Escherichia coli meningitis is a frequent pathology in children younger than 3 years old, but is an uncommon disease in adults. E. coli infection is the main cause of intrahospital bacteremia as a consequence of the employment of different medical procedures. Our patient, male, 69 years old, presented with fever, progressive difficulty in breathing, and shivers 24 h after transrectal prostate biopsy, with an absence of any other symptoms. He received prophylactic treatment with ciprofloxacin and later empirical treatment with ampicillin and tobramicin.
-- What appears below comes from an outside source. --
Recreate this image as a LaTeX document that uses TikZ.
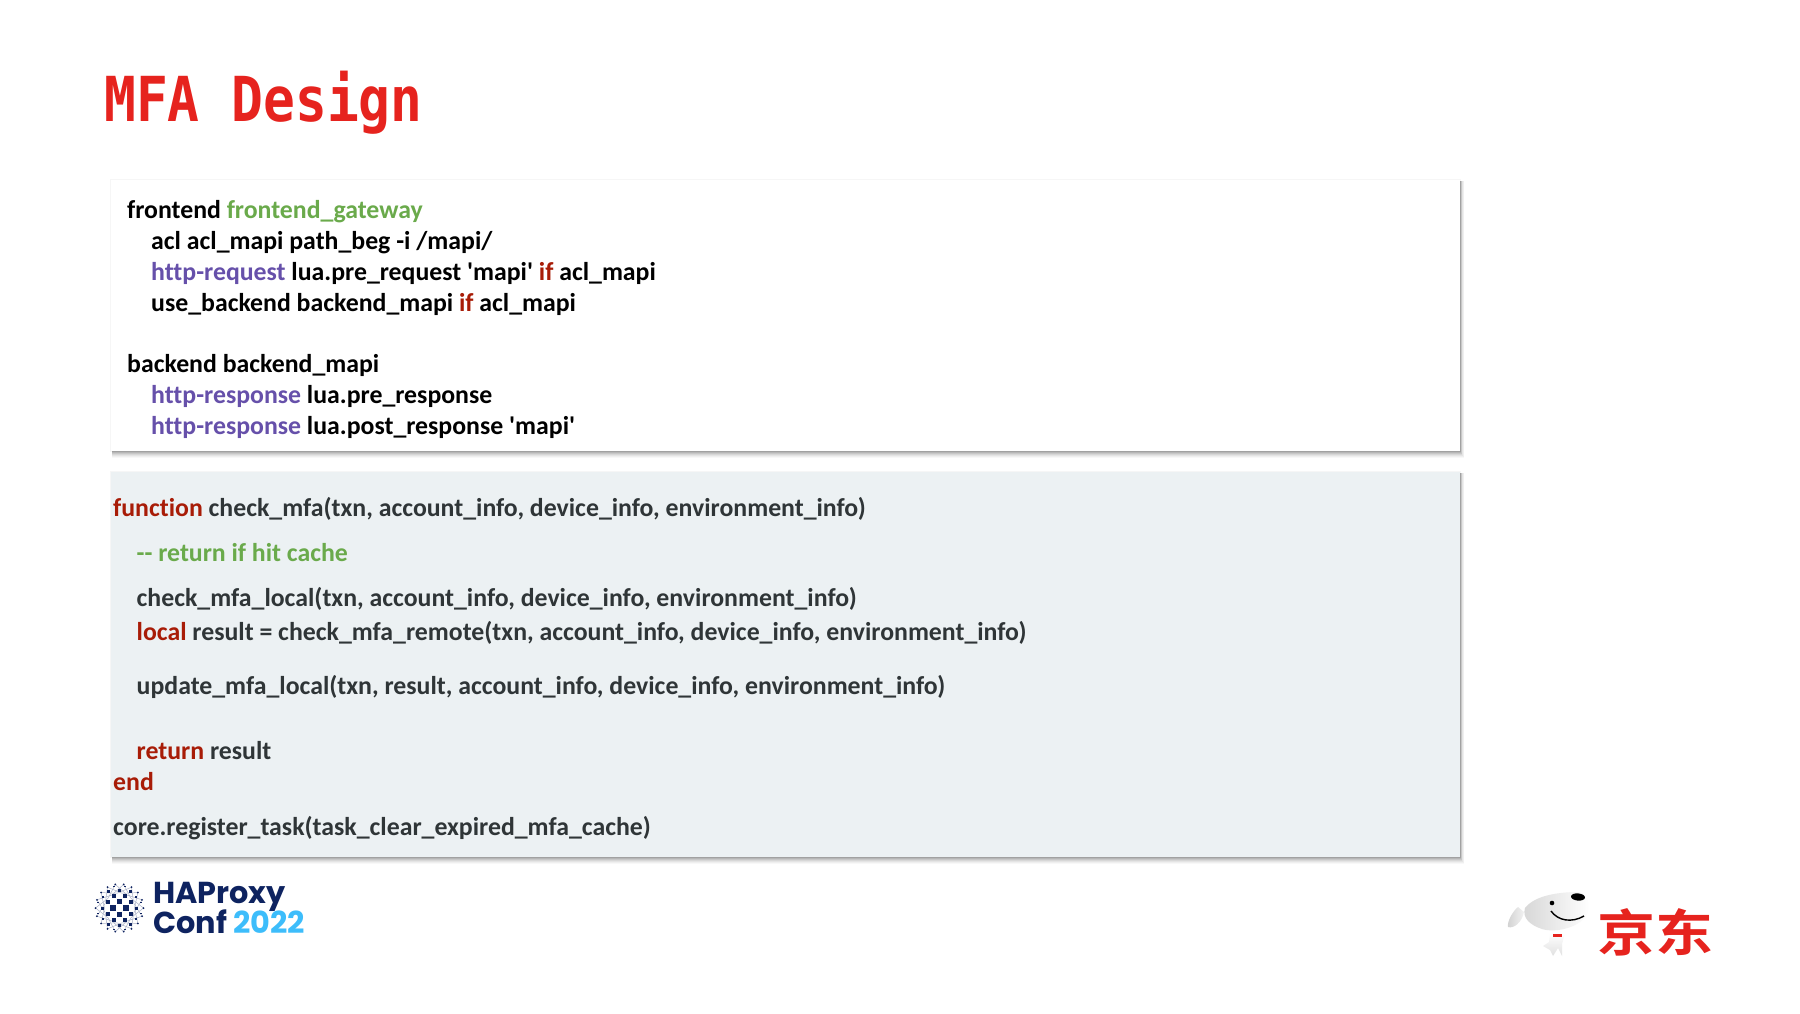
\documentclass[tikz,border=0pt]{standalone}
\usepackage{fontspec}
\usepackage{tikz}
\usetikzlibrary{calc, positioning}

\newfontfamily\codefont{Carlito}[BoldFont={Carlito Bold}, Ligatures=NoCommon]
\newfontfamily\titlefont{DejaVu Sans Mono}[BoldFont={DejaVu Sans Mono Bold}]
\newfontfamily\logofont{Poppins}[BoldFont={Poppins Bold}]
\newfontfamily\cjk{Noto Sans CJK SC}[BoldFont={Noto Sans CJK SC Bold}]

\definecolor{titlered}{HTML}{E6231E}
\definecolor{kwgreen}{HTML}{6AAA4B}
\definecolor{kwpurple}{HTML}{6650AA}
\definecolor{kwred}{HTML}{A81C07}
\definecolor{boxgrey}{HTML}{ECF1F3}
\definecolor{codegrey}{HTML}{2F3537}
\definecolor{logonavy}{HTML}{0E2360}
\definecolor{logoblue}{HTML}{3DBDFB}
\definecolor{shadowgrey}{HTML}{555555}

\tikzset{
  code/.style={anchor=base west, inner sep=0pt, font=\codefont\bfseries\fontsize{25.8}{30}\selectfont},
  logotext/.style={anchor=base west, inner sep=0pt, text=logonavy, font=\logofont\bfseries\fontsize{30.3}{32}\selectfont},
}
\newcommand{\us}{\_}
\newcommand{\panelshadow}[4]{%
  \fill[shadowgrey, opacity=0.05] ({#1-1},{#2-1.5}) rectangle ({#3+1},{#4+1});
  \foreach \k/\o in {7/0.04,6/0.05,5/0.07,4/0.09,3/0.12,2/0.14,1/0.16}{
    \fill[shadowgrey, opacity=\o] ({#1+1},{#2+1}) rectangle ({#3+\k*0.6},{#4+\k});
  }
}

\begin{document}
\begin{tikzpicture}[x=1pt, y=-1pt]
  \useasboundingbox (0,0) rectangle (1800,1013);
  \fill[white] (0,0) rectangle (1800,1013);

  % title
  \node[anchor=base west, inner sep=0pt, text=titlered, xscale=0.853, font=\titlefont\bfseries\fontsize{62}{62}\selectfont] (title) at (104,121.5) {MFA Design};

  % upper panel
  \panelshadow{111}{180}{1460}{451}
  \fill[white] (111,180) rectangle (1460,451);
  \node[code] (front) at (127,218) {frontend \textcolor{kwgreen}{frontend\us gateway}};
  \node[code] (acl) at (151,249) {acl acl\us mapi path\us beg -i /mapi/};
  \node[code] (req) at (151,280) {\textcolor{kwpurple}{http-request} lua.pre\us request 'mapi' \textcolor{kwred}{if} acl\us mapi};
  \node[code] (use) at (151,311) {use\us backend backend\us mapi \textcolor{kwred}{if} acl\us mapi};
  \node[code] (back) at (127,372) {backend backend\us mapi};
  \node[code] (resp) at (151,403) {\textcolor{kwpurple}{http-response} lua.pre\us response};
  \node[code] (post) at (151,434) {\textcolor{kwpurple}{http-response} lua.post\us response 'mapi'};

  % lower panel
  \panelshadow{111}{472}{1460}{857}
  \fill[boxgrey] (111,472) rectangle (1460,857);
  \begin{scope}[every node/.append style={text=codegrey}]
    \node[code] (func) at (113,516) {\textcolor{kwred}{function} check\us mfa(txn, account\us info, device\us info, environment\us info)};
    \node[code] (hit) at (136.5,561) {\textcolor{kwgreen}{-- return if hit cache}};
    \node[code] (local) at (136.5,606) {check\us mfa\us local(txn, account\us info, device\us info, environment\us info)};
    \node[code] (remote) at (136.5,640) {\textcolor{kwred}{local} result = check\us mfa\us remote(txn, account\us info, device\us info, environment\us info)};
    \node[code] (update) at (136.5,694) {update\us mfa\us local(txn, result, account\us info, device\us info, environment\us info)};
    \node[code] (ret) at (136.5,759) {\textcolor{kwred}{return} result};
    \node[code] (fin) at (113,790) {\textcolor{kwred}{end}};
    \node[code] (reg) at (113,835) {core.register\us task(task\us clear\us expired\us mfa\us cache)};
  \end{scope}

  % haproxy ball
  \coordinate (ball) at (119.5,908);
  \foreach \a in {0,20,...,340}{
    \draw[logonavy!35, line width=0.5] ($(ball)+(\a:24)$) -- ($(ball)+(\a+40:15)$);
    \draw[logonavy!35, line width=0.5] ($(ball)+(\a:24)$) -- ($(ball)+(\a-40:15)$);
    \fill[logonavy] ($(ball)+(\a:24)$) circle (1);
  }
  \foreach \i in {-4,...,4}{
    \foreach \j in {-4,...,4}{
      \pgfmathsetmacro{\rr}{sqrt(\i*\i+\j*\j)}
      \pgfmathtruncatemacro{\pty}{mod(abs(\i+\j),2)}
      \pgfmathtruncatemacro{\ok}{and(\pty==1,\rr<4.6) ? 1 : 0}
      \ifnum\ok=1
        \pgfmathsetmacro{\sz}{max(0.8,3.3-0.6*\rr)}
        \pgfmathsetmacro{\wrp}{6.6*(1-0.045*\rr)}
        \fill[logonavy] ($(ball)+(\i*\wrp-\sz,\j*\wrp-\sz)$) rectangle ($(ball)+(\i*\wrp+\sz,\j*\wrp+\sz)$);
      \fi
    }
  }
  \node[logotext] (haproxy) at (153,903) {HAProxy};
  \node[logotext] (conf) at (153,933.5) {Conf \textcolor{logoblue}{2022}};

  % jd dog
  \shade[left color=black!18, right color=black!5] (1518,907) .. controls (1512,912) and (1507,922) .. (1508,927) .. controls (1514,929) and (1522,922) .. (1524,912) -- cycle;
  \shade[left color=black!16, right color=white] (1525,908) .. controls (1535,895) and (1560,892) .. (1578,892) .. controls (1590,893) and (1590,910) .. (1586,916) .. controls (1578,928) and (1555,933) .. (1542,929) .. controls (1530,925) and (1522,918) .. (1525,908) -- cycle;
  \shade[top color=white, bottom color=black!12] (1550,933) -- (1565,933) -- (1562,944) -- (1562,956) -- (1558,948) -- (1553,956) -- (1550,950) -- (1543,946) -- (1549,942) -- cycle;
  \fill[titlered] (1553,934) -- (1562,934) -- (1562,936.5) -- (1553,936.5) -- cycle;
  \fill[black] (1552,903) circle (2.3);
  \fill[black, rotate around={-5:(1578,897)}] (1578,897) ellipse (7 and 3.6);
  \draw[black, line width=1.4] (1551,911) .. controls (1558,921) and (1572,923) .. (1584,916);
  \node[anchor=base west, inner sep=0pt, text=titlered, xscale=1.16, font=\cjk\bfseries\fontsize{50}{50}\selectfont] (jd) at (1597,951) {京东};
\end{tikzpicture}
\end{document}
After that, the patient presented with fever, headache, behavioral changes, somnolence, disorientation, a fluctuating level of conscience, cutaneous widespread pallor, and acute urinary retention. On physical exploration, we observed generalized hypoventilation, Glasgow 10, stiffness of the neck, inconclusive Kernig; the remaining neurological exploration was normal. Systematic of blood: leukocytes = 8,510/mm3 (94.5% polymorphonuclear), platelet = 87,000/mm3, pH = 7.51, pCO2 = 28.8 mmHg, pO2 = 61 mmHg, O2 saturation = 93.8%, and remaining values were normal. Chest X- ray, cranial CT scan, urine cultures were normal. Blood culture: E. coli. CSF: glucose <0.4 g/l, total proteins = 3.05 g/l, PMN = 7 cells. Microscopic examination of the CSF: Gram-negative bacilli; CSF's culture: abundant E. coli. The case of acute meningitis by multiresistant E. coli after transrectal prostate biopsy presented demonstrates that antibiotic prevention with ciprofloxacin is not absolutely risk free. Besides the use of antibiotic prevention for multiresistant microorganisms, the urologist and other physicians involved in the procedure must not forget that the rate of major complications of transrectal prostate biopsy is 1%, especially when it is performed in patients who will not benefit from that biopsy.